Here are some of our basic recommendations for dog care and daily routines that will make life with your dog easier and smoother. We follow these practices with dogs in our training program, and we suggest you do the same at home.
Crate training is great for housebreaking puppies and teaching them to sleep through the night, but there are benefits for dogs of all ages. A correctly-sized crate is the best place for your dog to sleep and rest during the day, for a number of reasons:
- Dogs feel safer in a small space; the crate acts as their safe haven in the home, where they can go to rest comfortably or when they feel nervous or afraid (due to loud noises, separation anxiety, etc.).
- A dog won’t soil its own crate unless it’s too large, so crate training supports housebreaking and establishing a potty routine.
- Spending some time in the crate during the day establishes boundaries and teaches the dog that it doesn’t need to be with its human at all times.

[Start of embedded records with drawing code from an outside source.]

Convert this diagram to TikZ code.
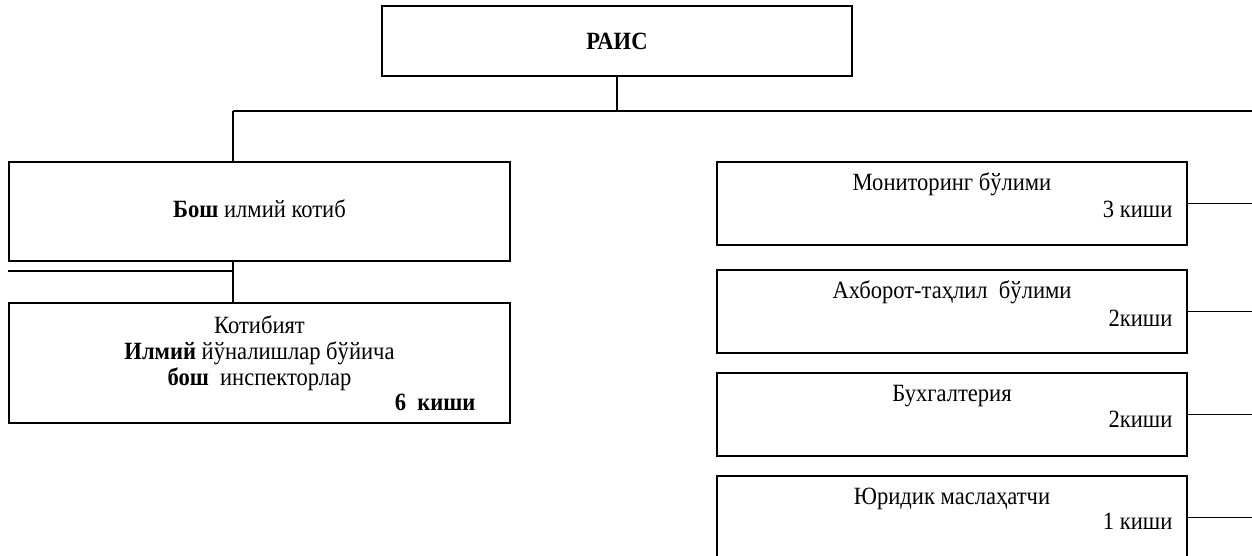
\documentclass[tikz,border=0pt]{standalone}
\usepackage{fontspec}
\setmainfont[FakeStretch=0.91]{Liberation Serif}
\usepackage{tikz}

\begin{document}
\begin{tikzpicture}[x=0.5pt, y=-0.5pt, line width=0.6pt,
    font=\fontsize{12.4}{14}\selectfont,
    box/.style={draw, inner sep=0pt, minimum width=235pt, minimum height=41.5pt},
    heading/.style={anchor=base, inner sep=0pt},
    staff/.style={anchor=base east, inner sep=0pt}]
    \useasboundingbox (0, 0) rectangle (1252, 556);

% top
    % draw chairman box
    \node[box, minimum height=35pt] (rais) at (617, 41) {};
    \node[heading] (rais-t) at (617, 50) {\textbf{РАИС}};

    % draw bus line
    \coordinate (bus) at (233, 111);
    \coordinate (edge) at (1252, 111);
    \draw (rais.south) -- (rais.south |- bus);
    \draw (bus) -- (edge);

% left column
    % draw secretary box
    \node[box, minimum width=250.5pt, minimum height=49.5pt] (bosh) at (259.5, 211.5) {};
    \node[heading] (bosh-t) at (259.5, 217) {\textbf{Бош} илмий котиб};

    % draw secretariat box
    \node[box, minimum width=250.5pt, minimum height=60pt] (kotib) at (259.5, 363) {};
    \node[heading] (kotib-t1) at (259.5, 333) {Котибият};
    \node[heading] (kotib-t2) at (259.5, 359) {\textbf{Илмий} йўналишлар бўйича};
    \node[heading] (kotib-t3) at (259.5, 385) {\textbf{бош}~~инспекторлар};
    \node[staff] (kotib-n) at (476, 410) {\textbf{6~~киши}};

    % draw left links
    \coordinate (stub) at (233, 271);
    \draw (bus) -- (bus |- bosh.north);
    \draw (bus |- bosh.south) -- (bus |- kotib.north);
    \draw (stub) -- (stub -| bosh.west);

% right column
    % draw department boxes
    \node[box] (monitor) at (952, 203.5) {};
    \node[heading] (monitor-t) at (952, 191) {Мониторинг бўлими};
    \node[staff] (monitor-n) at (1173, 217) {3 киши};

    \node[box] (axborot) at (952, 311.5) {};
    \node[heading] (axborot-t) at (952, 298) {Ахборот-таҳлил~~бўлими};
    \node[staff] (axborot-n) at (1173, 326) {2киши};

    \node[box] (buxgal) at (952, 414.5) {};
    \node[heading] (buxgal-t) at (952, 401) {Бухгалтерия};
    \node[staff] (buxgal-n) at (1173, 427) {2киши};

    \node[box] (yurist) at (952, 517.5) {};
    \node[heading] (yurist-t) at (952, 504) {Юридик маслаҳатчи};
    \node[staff] (yurist-n) at (1173, 529) {1 киши};

    % draw right ticks
    \draw (monitor.east) -- (monitor.east -| edge);
    \draw (axborot.east) -- (axborot.east -| edge);
    \draw (buxgal.east) -- (buxgal.east -| edge);
    \draw (yurist.east) -- (yurist.east -| edge);
\end{tikzpicture}
\end{document}
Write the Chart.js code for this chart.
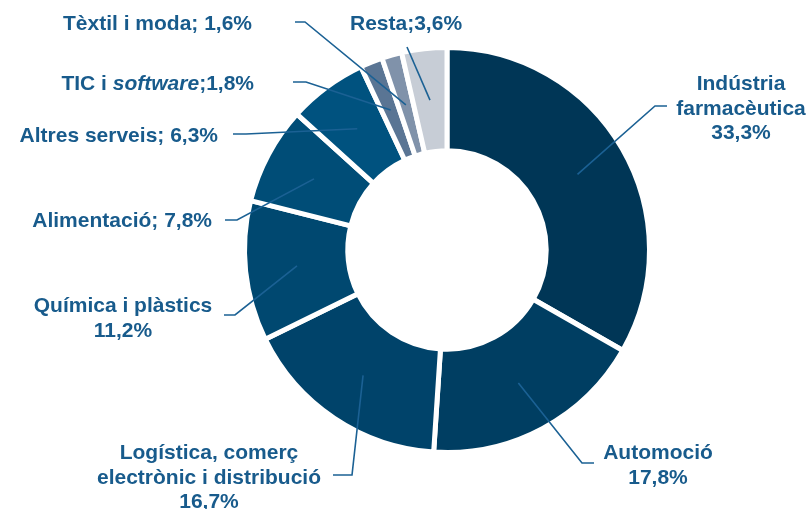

Dogs do best with a consistent feeding routine. We feed twice a day, morning and evening, and always before our own meal to encourage good table manners. Maintaining a consistent feeding routine, rather than free-feeding (keeping food available in a bowl all day), allows you to:
- Predict when the dog will need to go out, so you can establish a potty routine.
- Observe changes in the dog’s appetite, which could indicate health problems.
- In a household with multiple dogs, monitor how much each dog is eating and encourage good mealtime manners.
- Use feeding times as a training opportunity to practice behaviors like coming when called, staying until released, and impulse control in an exciting situation.
As the saying goes, “A tired dog is a good dog.” Your dog should have enough daily exercise to tire it out so it can sleep. Some experts recommend an hour of exercise each day as a general rule, but this amount will vary depending on your dog’s age, size, health, and breed. An exercise calculator can help you determine the right amount for your dog. Keep in mind that putting the dog out in the yard may not be enough; you may need to take it for a walk or engage with it in other ways to ensure that it’s actually exercising.